Still, we can be sure this is a meritocratic appointment. Clearly Brailsford would not have struck up a close friendship with Ashworth had he not also deemed him the outstanding candidate for any future job vacancy he might be asked to fill in a completely different sport. And of course there is a synergy there, a sparkling track record of success when backed by immense wealth. For Brailsford’s glut of Olympic cycling medals read Newcastle’s ominous rise from the Premier League doldrums, or their dominance of women’s football, where the likes of AFC Fylde, Liverpool Feds and Stourbridge are currently being swept aside by the girls from the Public Investment Fund of Saudi Arabia.

Look: it’s possible to maintain that being a sporting director is a very important and difficult job, while also finding it quite funny that one of the world’s richest clubs is considering paying a £20m release clause for somebody to do it. And there is also something innately amusing in Manchester United – a club told for years to wean itself off the drug of marquee signings and install a functional structure – trying to build that structure entirely from marquee signings.
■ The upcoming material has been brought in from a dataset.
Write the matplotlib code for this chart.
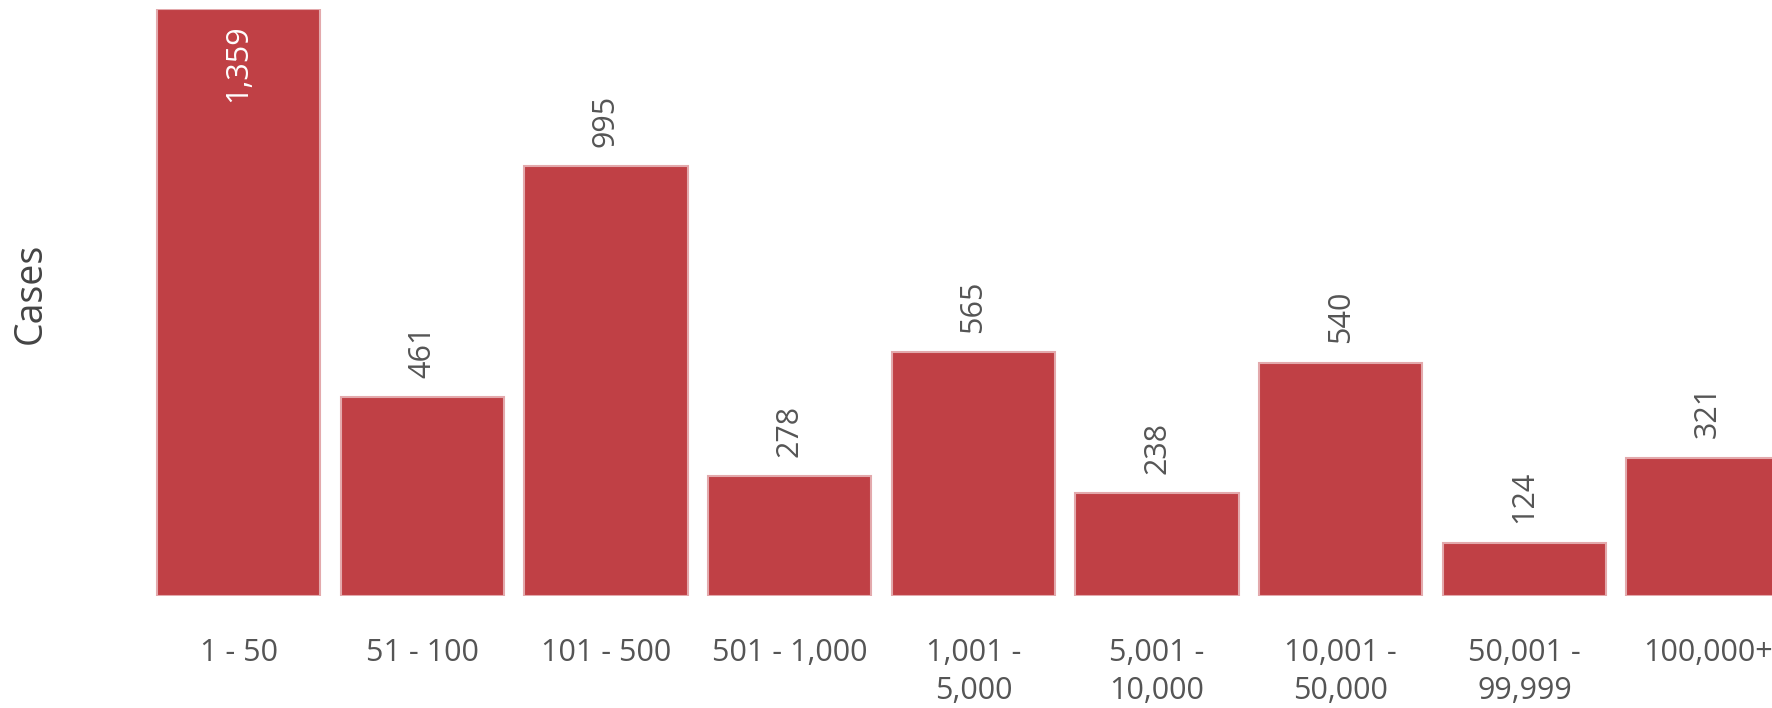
import matplotlib
matplotlib.use("Agg")
import matplotlib.pyplot as plt

# case counts by bucket
categories = ["1 - 50", "51 - 100", "101 - 500", "501 - 1,000", "1,001 -\n5,000",
              "5,001 -\n10,000", "10,001 -\n50,000", "50,001 -\n99,999", "100,000+"]
cases = [1359, 461, 995, 278, 565, 238, 540, 124, 321]

bar_color = "#c04045"
edge_color = "#e3a9ac"
text_gray = "#555555"

plt.rcParams["font.family"] = ["Open Sans", "DejaVu Sans"]

fig = plt.figure(figsize=(17.72, 7.08), dpi=100)
ax = fig.add_axes([0.0828, 0.158, 0.933, 0.829])

x = list(range(len(categories)))
ax.bar(x, cases, width=0.89, color=bar_color, edgecolor=edge_color, linewidth=1.5)

ax.set_xlim(-0.5, len(categories) - 0.5)
ax.set_ylim(0, max(cases))

for i, v in enumerate(cases):
    label = f"{v:,}"
    if v == max(cases):
        ax.annotate(label, (i, v), xytext=(0, -11), textcoords="offset points",
                    rotation=90, ha="center", va="top", color="white", fontsize=22)
    else:
        ax.annotate(label, (i, v), xytext=(0, 14), textcoords="offset points",
                    rotation=90, ha="center", va="bottom", color=text_gray, fontsize=22)

ax.set_xticks(x)
ax.set_xticklabels(categories, fontsize=22, color=text_gray, linespacing=1.35, va="top")
ax.tick_params(axis="x", length=0, pad=30)
ax.set_yticks([])
for s in ax.spines.values():
    s.set_visible(False)

fig.text(0.0175, 0.585, "Cases", rotation=90, ha="center", va="center",
         fontsize=27, color="#444444")

fig.savefig("out.png", dpi=100)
The very nature of recruitment, of building a new culture, is that it requires creativity, fresh and divergent thought, the ability to imagine new things. But United have long been an organisation inseparable from the teat of Big Recruitment, not just as the means to the objective, but as the objective itself. A backroom structure, you say. An organic culture, you say. An end to the saviour complex and the cult of the individual. Yup. Yup. Furious nodding. Diligent notes scribbled on a jotter pad. Question. Say I wanted the Alexis Sánchez of chief executives, the Cristiano Ronaldo of sporting directors and the Ángel Di María of heads of recruitment. Who might those be? Hypothetically.

Alas, we may never know for sure whether Ashworth is worth £20m. I’m staring at the printouts, reading the podcast transcripts, and: sorry guys, nothing. Perhaps the only conclusion we can draw with firmness is that in any organisation as large and unwieldy as a football club the lines of credit and responsibility will always be unclear, and so anointing any individual as a guru or a genius is essentially to take a giant leap of faith, vibes and cash. Or, to put it another way: Newcastle’s Dan Ashworth seems exactly the kind of signing Manchester United’s Dan Ashworth would warn them against.